Paragraph C4202 of Volume 2, Joint Travel Regulations (2 JTR) entitled "LOSS OF TRAVEL AND TRANSPORTATION ENTITLEMENT," provides, in part, in subparagraph C4202-2 that overseas commanders may authorize delay of return travel for a reasonable period based on a written request, with 90 days stated as being the maximum reasonable period. That subsection also permits commanding officer approval of delays up to 2 years where the request sets forth "unusual extenuating circumstances." However, that provision goes on to state, in part:

". . . written requests for delayed travel overseas from employees separating overseas to accept private overseas employment . . . will not be accepted."

Thus, under these provisions, a commanding officer may not legally approve a written request for delayed return travel where the delay is to permit the employee to separate overseas to accept private overseas employment.

This Office has long held that return travel from an overseas location must be clearly incidental to the termination of the overseas assignment.
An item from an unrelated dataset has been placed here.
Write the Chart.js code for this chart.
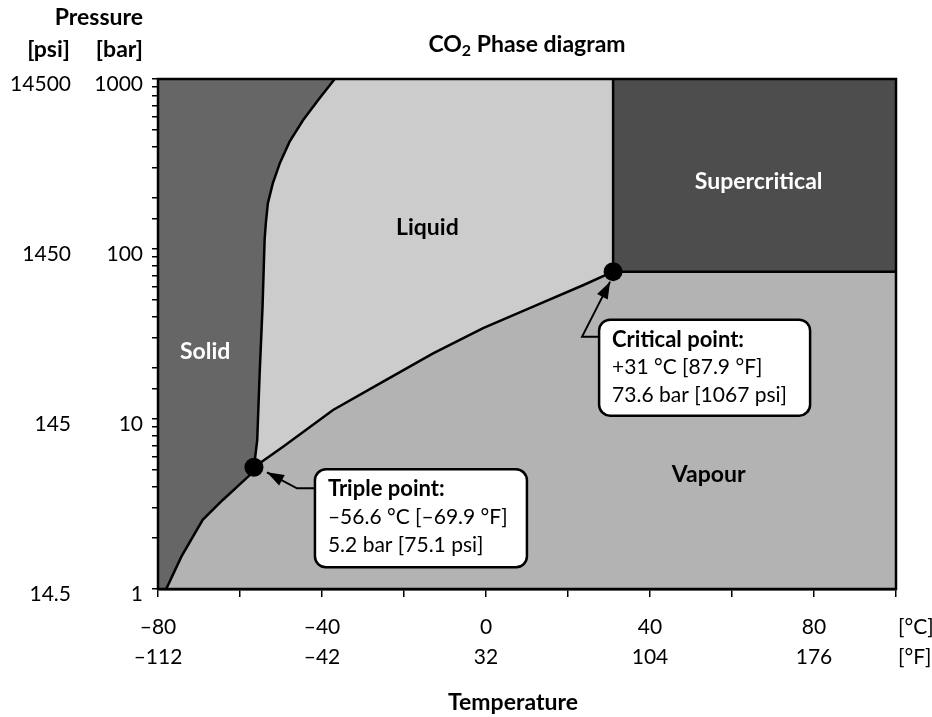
<!DOCTYPE html>
<html lang="en">
<head>
<meta charset="utf-8">
<title>CO2 Phase diagram</title>
<script src="https://cdn.jsdelivr.net/npm/chart.js"></script>
<style>
  html, body { margin: 0; padding: 0; background: #fff; }
</style>
</head>
<body>
<canvas id="phaseChart" width="932" height="717"></canvas>
<script>
// values: temperature in °C, pressure in bar
// sublimation + melting boundary (solid region edge), bottom to top
const solidCurveT = [-78.0, -74.3, -69.1, -64.2, -57.6, -56.6, -55.8, -55.2, -54.5, -54.0, -53.7, -53.2, -52.0, -50.3, -47.9, -44.6, -40.6, -36.9];
const solidCurveP = [1.0, 1.55, 2.55, 3.34, 4.68, 5.2, 7.5, 18.7, 45.8, 113, 142, 186, 243, 319, 428, 574, 770, 1000];
// boiling curve, triple point to critical point
const boilCurveT = [-56.6, -49.5, -37.3, -25.1, -12.9, -0.7, 11.5, 23.8, 31];
const boilCurveP = [5.2, 6.87, 11.3, 16.6, 24.3, 34.2, 45.8, 61.4, 73.6];

const tripleT = -56.6, tripleP = 5.2;
const criticalT = 31, criticalP = 73.6;

const tempMin = -80, tempMax = 100;
const pressMin = 1, pressMax = 1000;

const celsiusTicks = [-80, -40, 0, 40, 80];
const celsiusLabels = ['–80', '–40', '0', '40', '80'];
const fahrenheitLabels = ['–112', '–42', '32', '104', '176'];
const barTicks = [1, 10, 100, 1000];
const barLabels = ['1', '10', '100', '1000'];
const psiLabels = ['14.5', '145', '1450', '14500'];

const regionNames = ['Solid', 'Liquid', 'Supercritical', 'Vapour'];

const FONT = 'Lato';
Chart.defaults.font.family = FONT;
Chart.defaults.color = '#000';

const pts = (ts, ps) => ts.map((t, i) => ({x: t, y: ps[i]}));
const solidCurve = pts(solidCurveT, solidCurveP);
const boilCurve = pts(boilCurveT, boilCurveP);
const tripleIdx = solidCurveT.indexOf(tripleT);
const sublimation = solidCurve.slice(0, tripleIdx + 1);
const melting = solidCurve.slice(tripleIdx);

// closed shapes for the four phases
const solidShape = [{x: tempMin, y: pressMin}, ...solidCurve, {x: tempMin, y: pressMax}];
const liquidShape = [...melting, {x: criticalT, y: pressMax}, {x: criticalT, y: criticalP}, ...boilCurve.slice().reverse()];
const vapourShape = [...sublimation, ...boilCurve.slice(1), {x: tempMax, y: criticalP}, {x: tempMax, y: pressMin}];
const superShape = [{x: criticalT, y: criticalP}, {x: criticalT, y: pressMax}, {x: tempMax, y: pressMax}, {x: tempMax, y: criticalP}];
const superEdge = [{x: criticalT, y: pressMax}, {x: criticalT, y: criticalP}, {x: tempMax, y: criticalP}];

function region(label, data, color) {
  return {label, data, backgroundColor: color, borderColor: 'transparent', borderWidth: 0,
          pointRadius: 0, fill: 'shape', tension: 0, order: 10};
}
function curve(label, data) {
  return {label, data, borderColor: '#000', borderWidth: 2.5, pointRadius: 0,
          fill: false, tension: 0, order: 5};
}

// labels and callouts drawn on top of the plot
const regionText = [
  {text: regionNames[0], t: -68.5, p: 25, color: '#fff'},
  {text: regionNames[1], t: -14.3, p: 133, color: '#000'},
  {text: regionNames[2], t: 66.5, p: 248, color: '#fff'},
  {text: regionNames[3], t: 54.3, p: 4.7, color: '#000'}
];
const callouts = [
  {t: tripleT, p: tripleP, box: {dx: 61, dy: 2, w: 212, h: 98}, knee: {dx: 43, dy: 21}, tip: {dx: 13, dy: 5},
   lines: ['Triple point:', '–56.6 °C [–69.9 °F]', '5.2 bar [75.1 psi]']},
  {t: criticalT, p: criticalP, box: {dx: -14, dy: 48, w: 211, h: 96}, knee: {dx: -31, dy: 65}, tip: {dx: -3, dy: 10},
   lines: ['Critical point:', '+31 °C [87.9 °F]', '73.6 bar [1067 psi]']}
];

const overlay = {
  id: 'overlay',
  afterDatasetsDraw(chart) {
    const {ctx, chartArea: a} = chart;
    const xs = chart.scales.x, ys = chart.scales.y;
    ctx.save();
    ctx.strokeStyle = '#000';
    ctx.lineWidth = 2.5;
    ctx.strokeRect(a.left, a.top, a.right - a.left, a.bottom - a.top);

    ctx.textBaseline = 'middle';
    ctx.textAlign = 'center';
    ctx.font = 'bold 23px ' + FONT;
    regionText.forEach(r => {
      ctx.fillStyle = r.color;
      ctx.fillText(r.text, xs.getPixelForValue(r.t), ys.getPixelForValue(r.p));
    });

    callouts.forEach(c => {
      const px = xs.getPixelForValue(c.t), py = ys.getPixelForValue(c.p);
      const bx = px + c.box.dx, by = py + c.box.dy;
      const kx = px + c.knee.dx, ky = py + c.knee.dy;
      const tx = px + c.tip.dx, ty = py + c.tip.dy;
      ctx.strokeStyle = '#000';
      ctx.fillStyle = '#000';
      ctx.lineWidth = 2;
      ctx.beginPath();
      ctx.moveTo(bx, ky);
      ctx.lineTo(kx, ky);
      ctx.lineTo(tx, ty);
      ctx.stroke();
      // arrow head
      const ang = Math.atan2(ty - ky, tx - kx);
      const len = 17, half = 6;
      ctx.beginPath();
      ctx.moveTo(tx, ty);
      ctx.lineTo(tx - len * Math.cos(ang) + half * Math.sin(ang), ty - len * Math.sin(ang) - half * Math.cos(ang));
      ctx.lineTo(tx - len * Math.cos(ang) - half * Math.sin(ang), ty - len * Math.sin(ang) + half * Math.cos(ang));
      ctx.closePath();
      ctx.fill();
      // box
      ctx.beginPath();
      ctx.roundRect(bx, by, c.box.w, c.box.h, 11);
      ctx.fillStyle = '#fff';
      ctx.fill();
      ctx.lineWidth = 2.5;
      ctx.stroke();
      ctx.fillStyle = '#000';
      ctx.textAlign = 'left';
      c.lines.forEach((s, i) => {
        ctx.font = (i === 0 ? 'bold 22px ' : '21px ') + FONT;
        ctx.fillText(s, bx + 13, by + 20 + i * 28);
      });
    });
    ctx.restore();
  },
  afterDraw(chart) {
    const {ctx, chartArea: a} = chart;
    const ys = chart.scales.y;
    ctx.save();
    ctx.fillStyle = '#000';
    ctx.textBaseline = 'middle';

    // title with subscript
    const cx = (a.left + a.right) / 2, cy = 45;
    ctx.font = 'bold 23px ' + FONT;
    const w1 = ctx.measureText('CO').width, w3 = ctx.measureText(' Phase diagram').width;
    ctx.font = 'bold 16px ' + FONT;
    const w2 = ctx.measureText('2').width;
    let sx = cx - (w1 + w2 + w3) / 2;
    ctx.textAlign = 'left';
    ctx.font = 'bold 23px ' + FONT;
    ctx.fillText('CO', sx, cy);
    ctx.font = 'bold 16px ' + FONT;
    ctx.fillText('2', sx + w1, cy + 6);
    ctx.font = 'bold 23px ' + FONT;
    ctx.fillText(' Phase diagram', sx + w1 + w2, cy);

    // pressure axis headings
    ctx.textAlign = 'right';
    ctx.fillText('Pressure', 143, 18);
    ctx.fillText('[psi]', 70, 50);
    ctx.fillText('[bar]', 143, 50);

    // bar and psi labels at the log scale majors
    ctx.font = '21px ' + FONT;
    barTicks.forEach((v, i) => {
      const py = ys.getPixelForValue(v) + 5;
      ctx.fillText(barLabels[i], a.left - 15, py);
      ctx.fillText(psiLabels[i], 71, py);
    });

    // temperature units
    ctx.textAlign = 'left';
    ctx.fillText('[°C]', a.right + 2, 627);
    ctx.fillText('[°F]', a.right + 2, 657);

    ctx.textAlign = 'center';
    ctx.font = 'bold 23px ' + FONT;
    ctx.fillText('Temperature', 513, 703);
    ctx.restore();
  }
};

new Chart(document.getElementById('phaseChart'), {
  type: 'line',
  data: {
    datasets: [
      region('Solid', solidShape, '#666666'),
      region('Liquid', liquidShape, '#cccccc'),
      region('Vapour', vapourShape, '#b3b3b3'),
      region('Supercritical', superShape, '#4d4d4d'),
      curve('Solid boundary', solidCurve),
      curve('Boiling curve', boilCurve),
      curve('Supercritical edge', superEdge),
      {label: 'Points', data: [{x: tripleT, y: tripleP}, {x: criticalT, y: criticalP}],
       showLine: false, pointRadius: 9.5, pointBackgroundColor: '#000', pointBorderWidth: 0, order: 1}
    ]
  },
  options: {
    responsive: false,
    animation: false,
    events: [],
    layout: {padding: {left: 0, right: 36, top: 79, bottom: 0}},
    plugins: {legend: {display: false}, tooltip: {enabled: false}, title: {display: false}},
    scales: {
      x: {
        type: 'linear', min: tempMin, max: tempMax,
        afterFit: s => { s.height = 128; },
        grid: {drawOnChartArea: false, tickLength: 8, color: '#000', lineWidth: 1.5},
        border: {display: true, color: '#000', width: 2.5},
        ticks: {
          stepSize: 20, autoSkip: false, maxRotation: 0, padding: 15,
          font: {size: 21, lineHeight: 1.43},
          callback: v => {
            const i = celsiusTicks.indexOf(v);
            return i >= 0 ? [celsiusLabels[i], fahrenheitLabels[i]] : '';
          }
        }
      },
      y: {
        type: 'logarithmic', min: pressMin, max: pressMax,
        afterFit: s => { s.width = 158; },
        grid: {drawOnChartArea: false, tickLength: 6, color: '#000', lineWidth: 1.5},
        border: {display: true, color: '#000', width: 2.5},
        // labels for the majors are drawn by the overlay, a few px below the tick like the original
        ticks: {display: false, autoSkip: false}
      }
    }
  },
  plugins: [overlay]
});
</script>
</body>
</html>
Where an individual has separated from service overseas for the purpose of accepting private employment at the overseas location, return travel performed thereafter is not reimbursable by the government as incident to the separation. Consuelo K. Wassink, 62 Comp.Gen. 200 (1983) and decision cited. See also Bertha D. Ackerman, B-245649, Apr. 30, 1992.

In the present case, Mr. Palmer did not intend to return to the continental United States when he separated in May 1989. His sole purpose for leaving government service was to accept a position with a private employer in Korea. The reason he left Korea and returned to the continental United States in April 1991 was to accept a private position in San Jose, California. With regard to his claim that he was given erroneous advice by the TSO, it is well settled that the government is not bound by the erroneous acts or advice of its agents. See OPM v. Richmond, 110 S. Ct. 2465 (1990); Schweiker v. Hansen, 450 U.S. 785 (1981); and Federal Crop Insurance Corp. v. Merrill, 332 U.S. 380 (1947).

In the circumstances, it is our view that such travel as Mr. Palmer and his family performed in April 1991 was not incidental to termination of his federal service and our Claims Group action denying his claim is sustained.

To: Director, Claims Group - GGD From: General Counsel - James F. Hinchman

Subject: Wayne H. Palmer - Return Travel from Overseas - B-247585-O.M.

We are returning Claim File Z-2867260 in the case of Mr. Wayne H. Palmer. By decision B-247585, dated today, copy attached, we have sustained your disallowance of Mr. Palmer's claim.